And He is the radiance of His glory and the exact representation of His nature, and upholds all things by the word of His power. When He had made purification of sins, He sat down at the right hand of the Majesty on high Heb 1:3 NASB95
Systematic theology is in many ways a fool’s game. God cannot be defined and God the Son, Who is the exact radiance of His glory and the exact representation of His nature, throws a wrench into the works of any conception we try to construct about Him. Every conception we put forward concerning God is thrown down as an idol by the very existence of Jesus Christ, the incarnate God. It is no wonder that He was rejected and crucified by mankind! Every which way we turn, He is the destroyer of idols, at once the enemy and the fulfillment of theology.
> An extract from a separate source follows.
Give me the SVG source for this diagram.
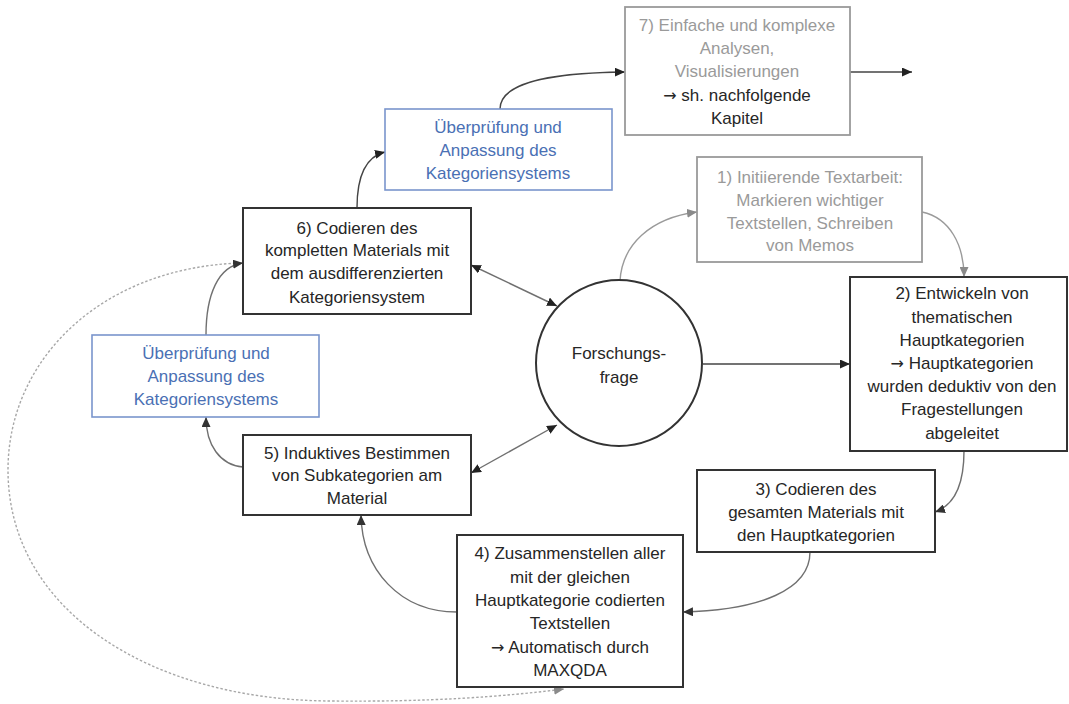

God is infinite! Jesus: not so fast!
God is all powerful! Jesus: I am able to not be able. I didn’t want to die – I sweated blood. Put that in your systematic theology pipe and smoke it.
God is just! Jesus: My God My God why have You forsaken me?
For every reasonable and comfortable idol on which we think we might rest our head, Jesus Christ is the Word which says “No. This is not the Way. I am the Way, the Truth, and the Life.” Every human understanding of God apart from Christ is in the end cruel and horrifying. As the voice of the Father thundered from heaven, let us learn:
While he was still speaking, a bright cloud overshadowed them, and behold, a voice from the cloud said, “This is My beloved Son, with whom I am well pleased; listen to Him!” – Mat 17:5 NASB20
So I have this crazy idea: how about if we stop listening to other voices which are obviously not helping us, and start listening to Jesus? I don’t remember Jesus ever giving any extended lectures on the omniscience or omnipotence or omnipresence of God. Someone might be able to juice these things some obscure way out of something Jesus said, but we all know it was never His main point.
It’s almost like God is saying, everything except My beloved Son is an idol. There are no other answers. If you say God is infinite and all-powerful, it only serves to distance Him and make Him alien to us. If you say God is just and holy, it only serves to make Him our awful judge. If you say God is omniscient and knows all things, it only makes us feel infinitely inferior and inadequate. All of these ideas about God are only vaguely proposed in scripture, but our systems of theology assert them as if they are the ultimate truth revealed about God.
It’s all another way Christians marginalize Jesus Christ. The word of the cross is not a word of infiniteness, or of power, or of omniscience. It’s certainly not about holiness. How is human sacrifice holy? Does that mean that I believe God is finite or unpowerful or has limited knowledge or even unholy? That’s the same problem. God is God, it is hubris to say what He is. I would rather say that I don’t know. That’s actually the point: how the hell would I know? I don’t know. I don’t even know what these things mean really. No one knows what “infinite” or “omniscient” means. I am saying, it probably isn’t all that important.
How can I possibly say that? Because what God has actually revealed is that He is able and willing to be present with us. That’s His name: Immanuel, God with us. For our sake He is able to NOT be able. He can be limited and weak and finite and killable. He can let injustice overcome Him. I can identify with these things – my life is absolutely filled with them. I can have fellowship in my sufferings, not because I am so disciplined to gloriously suffer, but because life is suffering and full of disappointment that I can’t avoid or think my way out of.
Is it really such a strange idea that much more than omniscience or omnipotence or omnipresence, God is love? He loves us. He is unstoppable love. That’s really what He is. The word of the cross is love.